▶ [TO DO]: Search the data below for the word "this" and copy each line that holds it.

[Rows from a dataset of charts and code]
***

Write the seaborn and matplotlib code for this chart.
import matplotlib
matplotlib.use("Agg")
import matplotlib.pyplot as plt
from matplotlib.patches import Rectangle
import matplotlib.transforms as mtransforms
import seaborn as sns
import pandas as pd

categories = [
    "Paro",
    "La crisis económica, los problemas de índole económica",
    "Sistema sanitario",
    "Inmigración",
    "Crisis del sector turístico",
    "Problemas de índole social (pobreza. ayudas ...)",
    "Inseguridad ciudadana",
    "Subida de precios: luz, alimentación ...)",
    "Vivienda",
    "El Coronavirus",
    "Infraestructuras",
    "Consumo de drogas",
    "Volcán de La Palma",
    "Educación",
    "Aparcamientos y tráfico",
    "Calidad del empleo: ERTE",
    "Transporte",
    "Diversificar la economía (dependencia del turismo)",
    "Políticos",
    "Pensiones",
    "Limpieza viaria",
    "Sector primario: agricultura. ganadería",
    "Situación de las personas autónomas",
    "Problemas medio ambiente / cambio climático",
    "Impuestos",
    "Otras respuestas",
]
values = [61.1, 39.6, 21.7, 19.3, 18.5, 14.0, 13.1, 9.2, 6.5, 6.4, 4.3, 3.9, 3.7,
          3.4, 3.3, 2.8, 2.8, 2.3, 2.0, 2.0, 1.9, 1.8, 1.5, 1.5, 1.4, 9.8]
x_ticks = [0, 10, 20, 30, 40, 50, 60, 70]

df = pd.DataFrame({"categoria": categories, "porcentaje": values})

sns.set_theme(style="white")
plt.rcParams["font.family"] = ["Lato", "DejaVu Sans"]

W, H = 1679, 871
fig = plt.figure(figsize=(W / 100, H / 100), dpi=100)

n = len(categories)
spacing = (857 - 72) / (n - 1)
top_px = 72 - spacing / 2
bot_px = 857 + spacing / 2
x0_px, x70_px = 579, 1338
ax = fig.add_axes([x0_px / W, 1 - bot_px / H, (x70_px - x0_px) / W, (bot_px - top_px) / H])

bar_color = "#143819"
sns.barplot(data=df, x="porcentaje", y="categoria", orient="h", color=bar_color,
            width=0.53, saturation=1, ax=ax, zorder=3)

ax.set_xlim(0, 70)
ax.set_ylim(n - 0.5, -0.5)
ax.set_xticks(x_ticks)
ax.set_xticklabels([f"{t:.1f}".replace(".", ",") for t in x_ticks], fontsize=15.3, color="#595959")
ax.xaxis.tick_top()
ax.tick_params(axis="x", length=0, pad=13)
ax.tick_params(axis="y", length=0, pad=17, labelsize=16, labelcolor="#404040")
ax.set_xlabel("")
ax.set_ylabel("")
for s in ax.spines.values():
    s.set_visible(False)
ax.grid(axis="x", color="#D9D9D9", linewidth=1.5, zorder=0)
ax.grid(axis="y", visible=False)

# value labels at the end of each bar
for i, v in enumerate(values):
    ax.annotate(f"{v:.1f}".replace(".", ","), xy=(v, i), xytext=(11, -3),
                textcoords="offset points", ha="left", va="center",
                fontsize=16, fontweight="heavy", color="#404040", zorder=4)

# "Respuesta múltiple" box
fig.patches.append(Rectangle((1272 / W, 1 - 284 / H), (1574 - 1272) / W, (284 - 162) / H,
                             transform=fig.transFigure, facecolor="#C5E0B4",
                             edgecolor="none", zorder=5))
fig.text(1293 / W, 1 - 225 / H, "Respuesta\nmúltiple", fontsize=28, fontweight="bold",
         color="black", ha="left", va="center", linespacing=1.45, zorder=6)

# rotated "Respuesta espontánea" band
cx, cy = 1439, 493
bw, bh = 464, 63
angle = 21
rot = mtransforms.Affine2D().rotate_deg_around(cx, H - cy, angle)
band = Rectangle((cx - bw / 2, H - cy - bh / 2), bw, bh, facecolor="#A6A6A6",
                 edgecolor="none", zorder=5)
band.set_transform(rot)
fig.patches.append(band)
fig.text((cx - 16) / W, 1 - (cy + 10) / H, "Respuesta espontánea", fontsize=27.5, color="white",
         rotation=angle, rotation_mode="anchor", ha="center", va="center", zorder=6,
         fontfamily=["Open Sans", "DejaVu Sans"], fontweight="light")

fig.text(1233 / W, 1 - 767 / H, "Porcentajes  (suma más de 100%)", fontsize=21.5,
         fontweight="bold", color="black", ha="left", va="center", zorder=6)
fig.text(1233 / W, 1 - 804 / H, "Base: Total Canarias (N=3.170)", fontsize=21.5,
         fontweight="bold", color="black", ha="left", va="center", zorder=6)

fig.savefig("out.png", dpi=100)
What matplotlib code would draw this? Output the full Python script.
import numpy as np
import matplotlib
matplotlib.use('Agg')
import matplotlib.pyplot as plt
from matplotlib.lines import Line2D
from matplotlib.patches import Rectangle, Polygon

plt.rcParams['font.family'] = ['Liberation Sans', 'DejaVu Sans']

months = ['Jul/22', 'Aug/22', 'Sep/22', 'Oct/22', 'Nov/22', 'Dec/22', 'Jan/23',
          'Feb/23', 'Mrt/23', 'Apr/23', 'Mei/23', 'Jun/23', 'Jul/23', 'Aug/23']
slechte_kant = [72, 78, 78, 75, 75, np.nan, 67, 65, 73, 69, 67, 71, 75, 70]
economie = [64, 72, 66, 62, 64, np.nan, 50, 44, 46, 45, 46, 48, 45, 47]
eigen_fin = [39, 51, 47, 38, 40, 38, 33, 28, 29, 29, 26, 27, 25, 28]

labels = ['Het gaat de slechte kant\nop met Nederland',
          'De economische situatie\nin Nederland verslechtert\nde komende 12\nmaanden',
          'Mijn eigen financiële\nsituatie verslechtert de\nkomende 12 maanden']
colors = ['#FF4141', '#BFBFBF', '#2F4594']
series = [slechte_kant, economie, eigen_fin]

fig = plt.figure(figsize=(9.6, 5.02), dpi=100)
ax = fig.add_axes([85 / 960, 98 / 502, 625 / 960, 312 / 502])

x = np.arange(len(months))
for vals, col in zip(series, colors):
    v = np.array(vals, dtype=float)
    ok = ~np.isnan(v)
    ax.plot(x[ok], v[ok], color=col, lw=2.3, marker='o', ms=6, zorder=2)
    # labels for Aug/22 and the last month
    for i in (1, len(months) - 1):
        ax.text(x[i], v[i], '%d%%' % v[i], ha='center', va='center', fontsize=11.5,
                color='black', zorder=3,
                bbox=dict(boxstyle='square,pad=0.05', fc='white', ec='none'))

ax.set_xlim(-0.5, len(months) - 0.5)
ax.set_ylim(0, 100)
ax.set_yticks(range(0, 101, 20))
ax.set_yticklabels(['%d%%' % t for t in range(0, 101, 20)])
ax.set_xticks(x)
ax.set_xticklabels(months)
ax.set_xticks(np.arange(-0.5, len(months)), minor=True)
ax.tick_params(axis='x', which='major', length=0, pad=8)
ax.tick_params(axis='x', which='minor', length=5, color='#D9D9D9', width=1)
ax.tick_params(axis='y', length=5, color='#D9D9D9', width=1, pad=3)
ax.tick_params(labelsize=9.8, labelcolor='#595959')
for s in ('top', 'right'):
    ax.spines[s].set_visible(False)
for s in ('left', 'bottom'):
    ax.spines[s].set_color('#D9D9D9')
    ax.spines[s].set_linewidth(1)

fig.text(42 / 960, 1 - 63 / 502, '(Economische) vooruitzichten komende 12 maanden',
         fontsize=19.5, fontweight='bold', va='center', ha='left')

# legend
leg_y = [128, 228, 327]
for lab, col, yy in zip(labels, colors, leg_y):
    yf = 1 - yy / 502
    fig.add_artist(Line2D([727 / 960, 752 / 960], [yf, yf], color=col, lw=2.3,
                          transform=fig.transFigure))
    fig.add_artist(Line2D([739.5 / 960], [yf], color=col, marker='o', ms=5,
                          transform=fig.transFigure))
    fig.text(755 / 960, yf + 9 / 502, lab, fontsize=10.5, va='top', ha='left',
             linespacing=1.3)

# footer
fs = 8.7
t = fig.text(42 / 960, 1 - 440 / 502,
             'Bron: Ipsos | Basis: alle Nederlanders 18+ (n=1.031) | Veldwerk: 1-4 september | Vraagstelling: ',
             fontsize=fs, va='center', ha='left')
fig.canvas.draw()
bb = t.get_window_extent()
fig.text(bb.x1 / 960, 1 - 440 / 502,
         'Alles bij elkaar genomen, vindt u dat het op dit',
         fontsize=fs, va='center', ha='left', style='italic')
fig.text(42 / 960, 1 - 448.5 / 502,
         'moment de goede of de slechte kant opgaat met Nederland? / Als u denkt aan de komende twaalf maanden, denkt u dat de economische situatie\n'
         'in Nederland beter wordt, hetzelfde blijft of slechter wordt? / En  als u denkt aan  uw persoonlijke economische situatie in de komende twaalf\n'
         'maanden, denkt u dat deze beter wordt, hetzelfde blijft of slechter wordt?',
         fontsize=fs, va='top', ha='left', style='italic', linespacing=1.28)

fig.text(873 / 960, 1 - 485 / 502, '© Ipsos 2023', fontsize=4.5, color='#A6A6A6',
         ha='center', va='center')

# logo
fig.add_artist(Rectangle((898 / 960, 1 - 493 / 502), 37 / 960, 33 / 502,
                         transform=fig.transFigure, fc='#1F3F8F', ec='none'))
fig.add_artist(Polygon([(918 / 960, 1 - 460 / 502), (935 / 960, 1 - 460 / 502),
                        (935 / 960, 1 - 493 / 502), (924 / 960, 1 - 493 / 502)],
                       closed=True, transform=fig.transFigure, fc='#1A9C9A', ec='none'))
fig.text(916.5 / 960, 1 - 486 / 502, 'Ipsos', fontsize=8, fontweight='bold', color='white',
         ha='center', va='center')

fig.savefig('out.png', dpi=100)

***

▶ [FINISHED ANSWER]:
Write the seaborn and matplotlib code for this chart.
What matplotlib code would draw this? Output the full Python script.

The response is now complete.